From Desire to Liberation – The Upanishadic Path**
**Title: From Desire to Liberation – The Upanishadic Path**
**Summary:**
This essay explores the profound Upanishadic vision of the human journey — from desire (kama) to liberation (moksha). The Upanishads trace a psychological and spiritual evolution that begins with desire, transforms into resolve (kratu), manifests through action (karma), and culminates either in bondage or liberation depending on the presence or absence of attachment.
Desire (kama) is identified as the root of samsara — the cycle of birth and death. When a desire crystallizes into firm determination (kratu), it inevitably produces action. Through action come experience and identification with results, a state called tanmayatva (absorption in the object of desire), which deepens bondage. However, when actions are performed without attachment or personal craving, they no longer bind the knower of Brahman.
The Upanishads teach that liberation (moksha) arises from knowledge, not from ritual or external work. Just as deep sleep (sushupti) symbolizes a state beyond desire and action, the enlightened sage experiences the same peace in wakefulness, free from raga (attachment) and dvesha (aversion). For such a person, actions occur mechanically while the inner Self remains unaffected.

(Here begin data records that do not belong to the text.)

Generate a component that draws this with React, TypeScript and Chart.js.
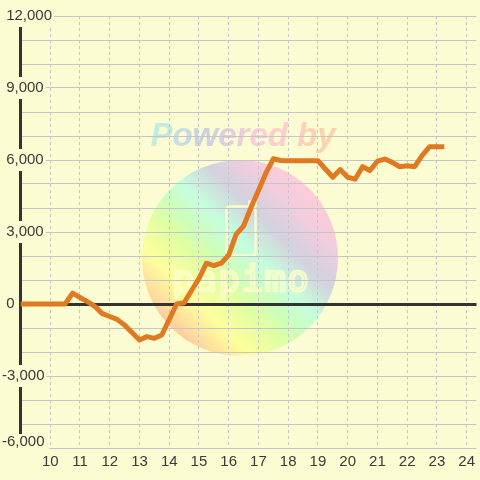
import React, { useEffect, useRef } from 'react';
import { Chart, registerables } from 'chart.js';

Chart.register(...registerables);

// Hours of day (x) and cumulative value (y) at each vertex of the line
const HOURS = [9, 10.5, 10.75, 11, 11.25, 11.5, 11.75, 12, 12.25, 12.5, 12.75, 13, 13.25, 13.5, 13.75, 14, 14.25, 14.5, 14.75, 15, 15.25, 15.5, 15.75, 16, 16.25, 16.5, 16.75, 17, 17.25, 17.5, 17.75, 18, 18.5, 19, 19.25, 19.5, 19.75, 20, 20.25, 20.5, 20.75, 21, 21.25, 21.5, 21.75, 22, 22.25, 22.5, 22.75, 23, 23.25];
const VALUES = [0, 0, 450, 270, 100, -100, -400, -520, -640, -880, -1190, -1500, -1360, -1430, -1290, -645, 0, 50, 560, 1060, 1700, 1600, 1700, 2040, 2900, 3250, 4020, 4730, 5450, 6050, 5980, 5970, 5970, 5970, 5625, 5280, 5600, 5280, 5200, 5720, 5560, 5950, 6040, 5900, 5720, 5760, 5720, 6180, 6550, 6550, 6550];

const X_TICKS = [10, 11, 12, 13, 14, 15, 16, 17, 18, 19, 20, 21, 22, 23, 24];
const Y_LABEL_VALUES = [12000, 9000, 6000, 3000, 0, -3000, -6000];
const Y_LABELS = [' 12,000', ' 9,000', ' 6,000', ' 3,000', ' 0', '-3,000', '-6,000'];

const BG = '#fcfcd2';
const GRID = '#c4c4cc';
const AXIS = '#333333';
const LINE = '#e07a22';
const TEXT = '#3a3a3a';
const FAMILY = '"Liberation Sans", Arial, sans-serif';
const FONT = { family: FAMILY, size: 15 };
const Y_MIN = -6000;

const watermark = {
  id: 'watermark',
  beforeDraw(chart: any) {
    const ctx: CanvasRenderingContext2D = chart.ctx;
    ctx.save();
    ctx.fillStyle = BG;
    ctx.fillRect(0, 0, chart.width, chart.height);

    const cx = 240, cy = 258, r = 98;
    const k = r * 0.7071;
    const g = ctx.createLinearGradient(cx - k, cy + k, cx + k, cy - k);
    g.addColorStop(0, '#ffc090');
    g.addColorStop(0.18, '#ffff90');
    g.addColorStop(0.35, '#d8ff98');
    g.addColorStop(0.45, '#c0ffb8');
    g.addColorStop(0.56, '#b8ffe0');
    g.addColorStop(0.72, '#c8c8e0');
    g.addColorStop(0.88, '#f0c0e0');
    g.addColorStop(1, '#ffc0d8');
    ctx.globalAlpha = 0.8;
    ctx.beginPath();
    ctx.arc(cx, cy, r, 0, Math.PI * 2);
    ctx.fillStyle = g;
    ctx.fill();

    // phone icon
    ctx.globalAlpha = 0.85;
    ctx.strokeStyle = '#ffffc8';
    ctx.lineWidth = 2.5;
    ctx.beginPath();
    (ctx as any).roundRect(226.5, 206.5, 29, 49, 3);
    ctx.stroke();
    ctx.beginPath();
    ctx.moveTo(249.5, 206.5);
    ctx.lineTo(249.5, 201.5);
    ctx.lineTo(255.5, 201.5);
    ctx.lineTo(255.5, 206.5);
    ctx.stroke();

    // brand text
    ctx.font = '36px "DejaVu Sans Mono", monospace';
    ctx.textAlign = 'center';
    ctx.textBaseline = 'middle';
    ctx.lineWidth = 2.5;
    const brand = 'papimo';
    for (let i = 0; i < brand.length; i++) {
      ctx.strokeText(brand[i], 183 + i * 23, 282);
    }

    // "Powered by"
    ctx.globalAlpha = 0.8;
    const tg = ctx.createLinearGradient(148, 0, 338, 0);
    tg.addColorStop(0, '#b0f0e0');
    tg.addColorStop(0.3, '#c0c4e8');
    tg.addColorStop(0.6, '#ffc0dc');
    tg.addColorStop(1, '#ffc898');
    ctx.fillStyle = tg;
    ctx.font = 'italic bold 33px ' + FAMILY;
    ctx.textAlign = 'center';
    ctx.textBaseline = 'alphabetic';
    ctx.fillText('Powered by', 243, 146);
    ctx.restore();
  },
  // hide the axis / grid behind the bottom y label (labels are drawn later, z = 1)
  beforeDatasetsDraw(chart: any) {
    const ys = chart.scales.y;
    const ctx: CanvasRenderingContext2D = chart.ctx;
    const py = ys.getPixelForValue(Y_MIN);
    ctx.save();
    ctx.fillStyle = BG;
    ctx.fillRect(0, py - 14, chart.scales.x.getPixelForValue(X_TICKS[0]) - 1, 16);
    ctx.restore();
  },
};

export default function App() {
  const ref = useRef<HTMLCanvasElement>(null);

  useEffect(() => {
    if (!ref.current) return;
    const chart = new Chart(ref.current, {
      type: 'line',
      data: {
        datasets: [
          {
            data: HOURS.map((h, i) => ({ x: h, y: VALUES[i] })),
            borderColor: LINE,
            borderWidth: 5,
            pointRadius: 0,
            tension: 0,
            borderJoinStyle: 'round',
            borderCapStyle: 'butt',
            fill: false,
          },
        ],
      },
      plugins: [watermark],
      options: {
        animation: false,
        responsive: false,
        devicePixelRatio: 1,
        layout: { padding: { left: 2, top: 16, right: 0, bottom: 0 } },
        plugins: { legend: { display: false }, tooltip: { enabled: false } },
        scales: {
          x: {
            type: 'linear',
            min: 9,
            max: 24.333,
            afterBuildTicks: (s: any) => {
              s.ticks = X_TICKS.map((v) => ({ value: v }));
            },
            afterFit: (s: any) => {
              s.height = 32;
            },
            grid: {
              color: GRID,
              lineWidth: 1,
              drawTicks: false,
            },
            border: { display: false, dash: [3, 3] },
            ticks: {
              font: FONT,
              color: TEXT,
              padding: 5,
              maxRotation: 0,
              autoSkip: false,
              callback: (v: any) => String(v),
            },
          },
          y: {
            type: 'linear',
            min: Y_MIN,
            max: 12000,
            afterFit: (s: any) => {
              s.width = 18.5;
            },
            grid: {
              color: (c: any) => (c.tick && c.tick.value === 0 ? AXIS : GRID),
              lineWidth: (c: any) => (c.tick && c.tick.value === 0 ? 3 : 1),
              drawTicks: false,
            },
            border: { color: AXIS, width: 3 },
            ticks: {
              z: 1,
              stepSize: 1000,
              autoSkip: false,
              font: (c: any) =>
                c.tick && c.tick.value === Y_MIN
                  ? { family: FAMILY, size: 15, lineHeight: '12px' }
                  : FONT,
              color: TEXT,
              mirror: true,
              padding: -18.5,
              crossAlign: 'near',
              backdropColor: BG,
              backdropPadding: 2,
              showLabelBackdrop: (c: any) =>
                c.tick && c.tick.value !== Y_MIN && Y_LABEL_VALUES.indexOf(c.tick.value) >= 0,
              callback: (v: any) => {
                const i = Y_LABEL_VALUES.indexOf(Number(v));
                if (i < 0) return '';
                return Number(v) === Y_MIN ? [Y_LABELS[i], ''] : Y_LABELS[i];
              },
            },
          },
        },
      } as any,
    });
    return () => chart.destroy();
  }, []);

  return (
    <div style={{ position: 'fixed', left: 0, top: 0, width: 480, height: 480 }}>
      <canvas ref={ref} width={480} height={480} style={{ display: 'block' }} />
    </div>
  );
}
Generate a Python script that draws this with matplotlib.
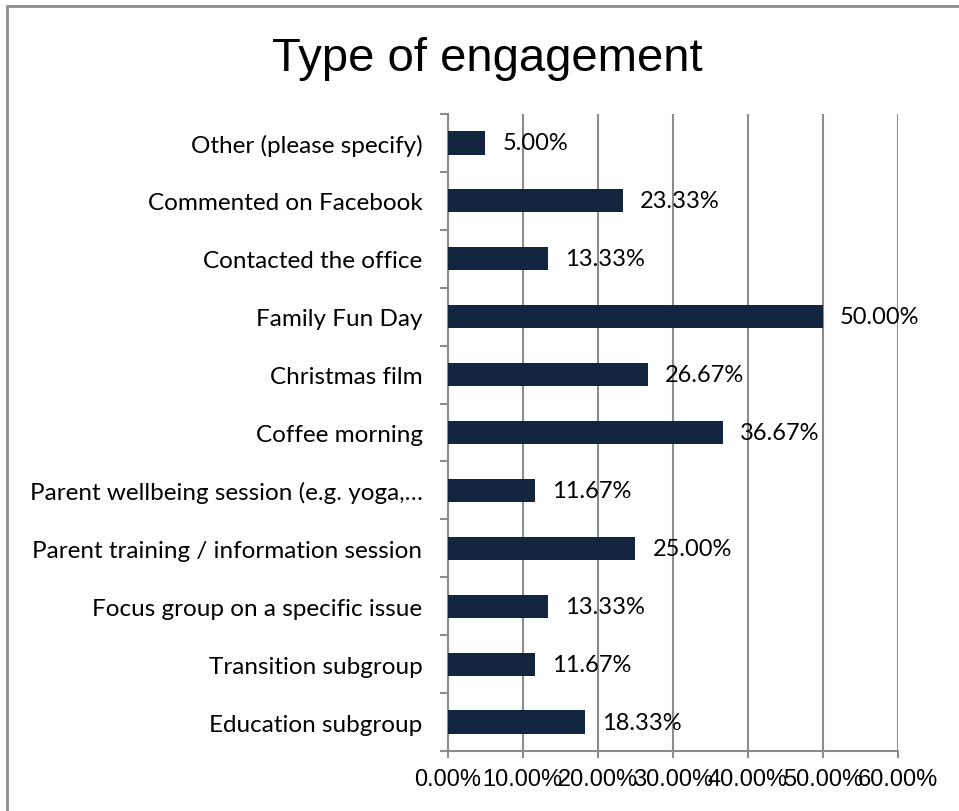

Moksha is not something newly acquired; it is the innate nature of the Self (Atman). Just as fire cannot lose its heat, the Self cannot lose its freedom — ignorance alone veils it. True practice lies not in creating freedom but in removing the coverings of ignorance, ego, and mental impressions (vasanas). When the mind becomes detached and silent, resting in pure awareness — the luminous sense of “being” — one realizes that liberation is one’s natural state.
The essay concludes that seeing the world as the manifestation of the Supreme Reality (Brahman), and perceiving oneness in all existence, is the essence of spiritual vision. Moksha is the spontaneous unveiling of that eternal truth. It is not escape from life but the recognition that all life is pervaded by the same Self — infinite, blissful, and indivisible.